A casinha onde funcionava o escritório tinha cobertura de duas águas, vitrôs basculantes laterais, paredes chapiscadas e cor de cimento. Meu pai trabalhava nesse lugar como guarda-livro da beneficiadora de café, ou da "Maquina do tio," para nós crianças. Com uma ou outra desculpa estávamos sempre por perto, espiando o homem meio sério, meio triste, debruçado sobre uns cadernos pretos, grandes, capa dura, que a gente admirava sem saber porque. Ao lado, a calculadora a manivela, matraqueando números. O motivo principal, no entanto, era que apareciam por lá os meninos das vizinhanças, com estilingue pendurado no pescoço, bola de capotão, bolinhas de gude, pião, pipa e todo tipo de apetrecho que enfeitava a vida simples de então. Brincávamos, gastando um naco da imensidão de tempo que é o tempo da infância.

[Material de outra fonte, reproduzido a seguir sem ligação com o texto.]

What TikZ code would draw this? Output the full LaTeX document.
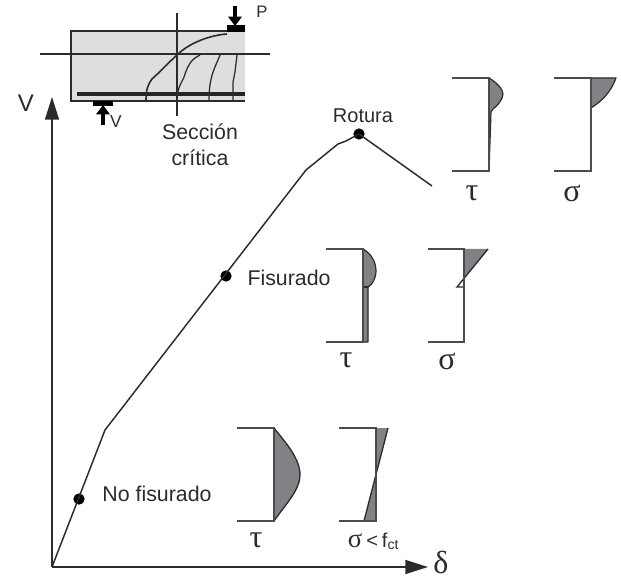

Ao lado da casinha tinha um pé de figo comum, com folhas largas, macias, frutinhos mirrados. Seu perfume adocicado, forte, invadia as tardes, as brincadeiras e o garganteio de meninos quando se juntam. Era o tempo do café, do ouro verde, dos compradores e vendedores, "negociantes" como eram chamados, do beneficiamento. E do aroma dos armazéns. O cheiro forte, mofado, umedecido, às vezes agudo da palha de café doía nas narinas. As cidades do norte do Paraná cheiravam café, a vida cheirava café, do bule, das tulhas, dos armazéns, em coco ou cereja. Não sabíamos que a fragrância dos figos, das laranjas, do café perpassavam nossos dias, como o pó vermelho. Como se num espaço especial da memória-sensação esses aromas aportassem e ficassem lá como que compondo os perfumes da meninice.
A vida passa, o tempo passa, as vozes e risos da infância se distanciam inexoravelmente. Essa arvore de forquilhas que é o nosso caminho impõe decisões, escolhas e nos afastam do tronco.
O que nos segue apesar das distancias é o seu perfume.